Real-Time Is No Longer a Big Tech Luxury

The practical shift in 2026 is not that every company wants streaming. It is that the margin between a useful batch pipeline and a useless one is shrinking. Fraud detection is the obvious example. A nightly job that flags fraud after the funds already settled is a compliance artifact, not a control. Retail inventory is the same story. A batch refresh that misses a flash sale drives stockouts or oversells in minutes. Recommendation systems are now expected to respond to a user's last click, not their behavior from yesterday.

The real driver is operational feedback loops. Customer support teams want anomaly alerts while the incident is still small. Growth teams want triggered campaigns while the user is still on the site. Finance teams want spend alerts before the budget is blown. These are not big tech fantasies. They are mainstream expectations now, and they are hard to meet with a batch-only stack.

This does not mean you replace your warehouse with a stream processor. It means you add a real-time layer where time actually matters, and keep batch for the heavy lifting where accuracy and cost efficiency dominate. The rest of this post is about building that layer without turning your data platform into a 24/7 fire drill.

Kafka Fundamentals for Data Engineers

Kafka is not a queue; it is a distributed log. That distinction matters because logs scale by partitioning and are consumed by multiple independent readers. From a data engineering perspective, that makes Kafka a time-ordered write-ahead log for events, not a transient message bus. You choose retention, partition count, and compaction policy. Those decisions define how much history you can replay and how much parallelism you can buy.

A topic is the logical stream. You should name it like a table because it becomes the upstream contract. If you treat topics as throwaway channels, you end up with orphaned consumers and shadow pipelines. A topic should exist because it is a product. Make the schema explicit, version it, and treat its retention as a replay policy, not a storage default.

A partition is your throughput and ordering boundary. Kafka guarantees ordering within a partition and zero ordering across partitions. That means you must decide which entity requires ordering. If it is a user, partition by user ID. If it is an order, partition by order ID. If you do not know yet, choose a key that lets you scale later. Repartitioning after consumers are built is expensive and can break stateful processors.

A consumer group is the scaling unit. Within a group, each partition is owned by exactly one consumer. That gives you a simple throughput rule: maximum parallelism equals partitions. If your consumers are CPU bound, add partitions. If they are I/O bound, add more consumers. If you hit the partition ceiling, you are out of scale headroom.

# Topic design for real-time inventory events
# 48 partitions: enough consumer parallelism for hourly spikes
# 3-day retention: replay for incident recovery, not data warehousing

kafka-topics --create \
  --topic inventory-events \
  --partitions 48 \
  --replication-factor 3 \
  --config retention.ms=259200000 \
  --config cleanup.policy=delete \
  --config compression.type=lz4

These settings are not one-size-fits-all, but they reflect the core DE mindset: use Kafka for durable event streams with enough history to recover and replay, not for long-term storage. Your warehouse or lakehouse still owns analytics-grade history.

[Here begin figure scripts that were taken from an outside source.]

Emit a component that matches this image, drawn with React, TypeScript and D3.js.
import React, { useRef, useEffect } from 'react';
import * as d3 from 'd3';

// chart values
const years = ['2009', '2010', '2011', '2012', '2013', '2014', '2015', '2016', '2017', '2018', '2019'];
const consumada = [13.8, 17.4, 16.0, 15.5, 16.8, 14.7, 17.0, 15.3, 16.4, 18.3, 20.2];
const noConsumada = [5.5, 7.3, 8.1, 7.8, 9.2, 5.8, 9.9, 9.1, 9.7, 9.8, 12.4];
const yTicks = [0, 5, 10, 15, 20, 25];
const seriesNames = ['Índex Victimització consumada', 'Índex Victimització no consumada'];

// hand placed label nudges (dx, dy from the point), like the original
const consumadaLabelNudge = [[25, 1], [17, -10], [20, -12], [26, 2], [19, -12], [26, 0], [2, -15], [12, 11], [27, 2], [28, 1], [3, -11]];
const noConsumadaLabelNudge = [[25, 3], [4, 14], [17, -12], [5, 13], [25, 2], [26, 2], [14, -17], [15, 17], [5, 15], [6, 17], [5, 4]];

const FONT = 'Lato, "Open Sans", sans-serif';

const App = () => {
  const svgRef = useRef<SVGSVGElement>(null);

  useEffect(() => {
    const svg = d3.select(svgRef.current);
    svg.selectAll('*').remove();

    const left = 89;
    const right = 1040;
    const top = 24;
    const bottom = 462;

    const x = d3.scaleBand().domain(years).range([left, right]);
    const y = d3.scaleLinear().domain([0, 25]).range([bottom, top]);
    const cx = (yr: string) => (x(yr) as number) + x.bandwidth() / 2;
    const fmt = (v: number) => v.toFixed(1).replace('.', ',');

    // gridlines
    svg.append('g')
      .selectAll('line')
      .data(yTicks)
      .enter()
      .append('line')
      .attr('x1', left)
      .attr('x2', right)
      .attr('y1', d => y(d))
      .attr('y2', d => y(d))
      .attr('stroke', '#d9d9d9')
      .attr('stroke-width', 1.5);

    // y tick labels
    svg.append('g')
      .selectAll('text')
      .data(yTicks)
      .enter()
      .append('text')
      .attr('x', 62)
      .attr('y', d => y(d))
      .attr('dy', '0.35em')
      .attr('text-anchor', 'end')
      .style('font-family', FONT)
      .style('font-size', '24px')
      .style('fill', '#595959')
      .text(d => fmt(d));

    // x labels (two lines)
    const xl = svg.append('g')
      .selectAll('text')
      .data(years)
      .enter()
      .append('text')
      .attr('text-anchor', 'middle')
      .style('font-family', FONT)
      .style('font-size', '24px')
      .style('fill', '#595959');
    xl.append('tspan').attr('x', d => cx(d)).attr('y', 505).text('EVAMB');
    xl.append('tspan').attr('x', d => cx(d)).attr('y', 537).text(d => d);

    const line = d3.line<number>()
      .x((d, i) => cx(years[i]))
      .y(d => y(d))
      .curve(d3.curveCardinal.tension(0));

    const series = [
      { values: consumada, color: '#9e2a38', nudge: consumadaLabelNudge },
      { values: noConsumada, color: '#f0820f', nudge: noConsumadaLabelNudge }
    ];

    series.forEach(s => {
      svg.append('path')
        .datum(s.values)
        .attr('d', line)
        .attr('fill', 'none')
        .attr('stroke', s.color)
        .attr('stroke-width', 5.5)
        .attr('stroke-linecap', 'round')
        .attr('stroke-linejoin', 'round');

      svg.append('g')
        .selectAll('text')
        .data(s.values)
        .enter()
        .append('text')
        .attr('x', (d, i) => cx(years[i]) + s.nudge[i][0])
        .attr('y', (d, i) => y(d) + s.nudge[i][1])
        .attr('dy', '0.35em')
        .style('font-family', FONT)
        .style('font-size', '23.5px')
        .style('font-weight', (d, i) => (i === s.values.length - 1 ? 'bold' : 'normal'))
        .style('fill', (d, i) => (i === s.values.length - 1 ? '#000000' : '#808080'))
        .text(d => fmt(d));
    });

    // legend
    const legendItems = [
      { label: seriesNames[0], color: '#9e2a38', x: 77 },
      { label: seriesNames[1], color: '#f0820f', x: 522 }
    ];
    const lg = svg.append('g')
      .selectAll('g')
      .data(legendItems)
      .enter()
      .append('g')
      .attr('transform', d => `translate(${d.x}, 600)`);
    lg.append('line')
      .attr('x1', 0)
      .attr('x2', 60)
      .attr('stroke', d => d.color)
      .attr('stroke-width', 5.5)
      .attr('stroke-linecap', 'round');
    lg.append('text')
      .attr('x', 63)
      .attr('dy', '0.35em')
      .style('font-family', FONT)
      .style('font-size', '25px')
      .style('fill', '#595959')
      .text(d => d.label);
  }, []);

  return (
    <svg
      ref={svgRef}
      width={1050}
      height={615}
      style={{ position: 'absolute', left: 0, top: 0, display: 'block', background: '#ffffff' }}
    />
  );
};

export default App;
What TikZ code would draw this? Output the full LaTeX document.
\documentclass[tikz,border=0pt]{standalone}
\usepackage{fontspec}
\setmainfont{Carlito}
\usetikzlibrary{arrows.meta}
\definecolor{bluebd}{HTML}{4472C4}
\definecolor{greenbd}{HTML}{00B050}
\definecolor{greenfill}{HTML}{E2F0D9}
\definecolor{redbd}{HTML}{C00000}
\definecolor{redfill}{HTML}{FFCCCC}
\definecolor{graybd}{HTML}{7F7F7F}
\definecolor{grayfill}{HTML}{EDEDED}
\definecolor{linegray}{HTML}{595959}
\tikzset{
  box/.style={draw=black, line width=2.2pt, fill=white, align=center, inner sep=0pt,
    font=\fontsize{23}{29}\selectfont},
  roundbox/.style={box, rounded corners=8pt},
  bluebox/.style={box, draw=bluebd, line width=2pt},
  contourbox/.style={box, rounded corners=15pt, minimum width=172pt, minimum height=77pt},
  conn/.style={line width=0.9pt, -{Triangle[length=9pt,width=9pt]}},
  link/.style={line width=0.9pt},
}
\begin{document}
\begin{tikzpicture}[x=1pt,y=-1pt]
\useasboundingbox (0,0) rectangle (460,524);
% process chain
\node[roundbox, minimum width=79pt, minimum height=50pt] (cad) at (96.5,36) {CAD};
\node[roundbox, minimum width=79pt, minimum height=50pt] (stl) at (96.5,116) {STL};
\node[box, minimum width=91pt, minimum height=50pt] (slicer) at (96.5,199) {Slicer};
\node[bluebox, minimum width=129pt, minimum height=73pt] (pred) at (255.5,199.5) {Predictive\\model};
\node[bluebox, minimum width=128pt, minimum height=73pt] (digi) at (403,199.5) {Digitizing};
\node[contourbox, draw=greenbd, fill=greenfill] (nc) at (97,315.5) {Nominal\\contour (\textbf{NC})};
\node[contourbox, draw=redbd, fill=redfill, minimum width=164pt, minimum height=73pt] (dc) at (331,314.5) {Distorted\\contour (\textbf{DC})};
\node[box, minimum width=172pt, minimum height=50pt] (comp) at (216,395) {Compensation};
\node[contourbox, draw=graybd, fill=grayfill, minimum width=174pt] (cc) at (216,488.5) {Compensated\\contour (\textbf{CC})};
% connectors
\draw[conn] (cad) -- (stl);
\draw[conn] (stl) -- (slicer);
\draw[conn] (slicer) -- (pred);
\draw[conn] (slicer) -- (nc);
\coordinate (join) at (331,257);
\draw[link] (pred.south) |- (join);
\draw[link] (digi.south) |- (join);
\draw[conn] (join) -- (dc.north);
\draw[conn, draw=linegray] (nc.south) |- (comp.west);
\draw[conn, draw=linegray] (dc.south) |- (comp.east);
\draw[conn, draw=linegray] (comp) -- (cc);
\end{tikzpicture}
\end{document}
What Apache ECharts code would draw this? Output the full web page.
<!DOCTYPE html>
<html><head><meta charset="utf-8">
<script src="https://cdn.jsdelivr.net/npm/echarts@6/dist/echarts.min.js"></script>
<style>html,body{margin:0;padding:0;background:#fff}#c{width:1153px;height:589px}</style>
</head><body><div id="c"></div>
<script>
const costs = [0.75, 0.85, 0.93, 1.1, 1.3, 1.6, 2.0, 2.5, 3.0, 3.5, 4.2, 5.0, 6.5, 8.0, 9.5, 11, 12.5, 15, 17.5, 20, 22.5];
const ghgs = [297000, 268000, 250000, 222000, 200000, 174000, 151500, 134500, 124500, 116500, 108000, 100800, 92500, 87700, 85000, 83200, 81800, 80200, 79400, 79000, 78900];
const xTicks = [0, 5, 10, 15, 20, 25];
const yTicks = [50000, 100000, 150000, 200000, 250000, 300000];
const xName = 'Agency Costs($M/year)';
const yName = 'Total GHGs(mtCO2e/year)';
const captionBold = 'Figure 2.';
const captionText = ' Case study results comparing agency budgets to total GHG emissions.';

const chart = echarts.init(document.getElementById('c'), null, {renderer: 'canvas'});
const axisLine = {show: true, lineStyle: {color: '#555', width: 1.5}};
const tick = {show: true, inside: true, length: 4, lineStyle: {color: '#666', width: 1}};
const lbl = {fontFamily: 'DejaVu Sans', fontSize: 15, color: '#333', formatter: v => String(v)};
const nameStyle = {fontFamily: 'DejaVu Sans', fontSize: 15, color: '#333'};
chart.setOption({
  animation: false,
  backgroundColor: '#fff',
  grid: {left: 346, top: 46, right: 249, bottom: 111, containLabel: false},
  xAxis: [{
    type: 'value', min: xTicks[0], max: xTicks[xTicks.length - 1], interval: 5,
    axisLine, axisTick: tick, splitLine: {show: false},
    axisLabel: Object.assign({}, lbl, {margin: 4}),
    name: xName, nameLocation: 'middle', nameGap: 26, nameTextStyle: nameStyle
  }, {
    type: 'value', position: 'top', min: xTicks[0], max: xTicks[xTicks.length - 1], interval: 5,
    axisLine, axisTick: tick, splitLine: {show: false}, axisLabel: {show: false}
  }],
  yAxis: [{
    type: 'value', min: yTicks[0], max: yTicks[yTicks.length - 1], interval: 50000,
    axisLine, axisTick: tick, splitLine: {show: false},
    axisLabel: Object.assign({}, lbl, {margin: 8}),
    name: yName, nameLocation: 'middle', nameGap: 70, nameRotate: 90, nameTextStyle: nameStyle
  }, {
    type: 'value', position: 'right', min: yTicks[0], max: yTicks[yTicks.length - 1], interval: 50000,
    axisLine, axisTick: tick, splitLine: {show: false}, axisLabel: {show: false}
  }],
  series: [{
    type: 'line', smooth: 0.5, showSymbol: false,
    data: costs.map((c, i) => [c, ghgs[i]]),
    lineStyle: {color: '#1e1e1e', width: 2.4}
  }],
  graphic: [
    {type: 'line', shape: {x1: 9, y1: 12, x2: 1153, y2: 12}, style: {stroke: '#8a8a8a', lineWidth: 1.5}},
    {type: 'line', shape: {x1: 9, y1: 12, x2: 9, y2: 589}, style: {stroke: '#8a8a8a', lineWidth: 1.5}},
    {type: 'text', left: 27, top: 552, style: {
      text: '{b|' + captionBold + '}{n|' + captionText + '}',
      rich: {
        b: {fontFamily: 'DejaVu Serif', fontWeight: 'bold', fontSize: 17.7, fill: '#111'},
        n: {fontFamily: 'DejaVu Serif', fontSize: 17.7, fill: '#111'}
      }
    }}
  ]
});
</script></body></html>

Kafka Streams vs Flink vs Spark Structured Streaming

The choice of stream processor is mostly about state management and operational model, not syntax. All three can read from Kafka and produce outputs. The hard part is how they handle state, time, and failure recovery.

Kafka Streams is a library, not a platform. That is the point. You embed it in a JVM service, deploy it like any other service, and keep its state in local RocksDB with Kafka changelog topics for recovery. Use it when you want low operational overhead, tight integration with Kafka, and relatively simple stateful transforms. It shines for per-key aggregations, stream-table joins, and compacted state stores. It struggles when you need multi-cluster processing, complex event-time semantics, or large state that exceeds local disks.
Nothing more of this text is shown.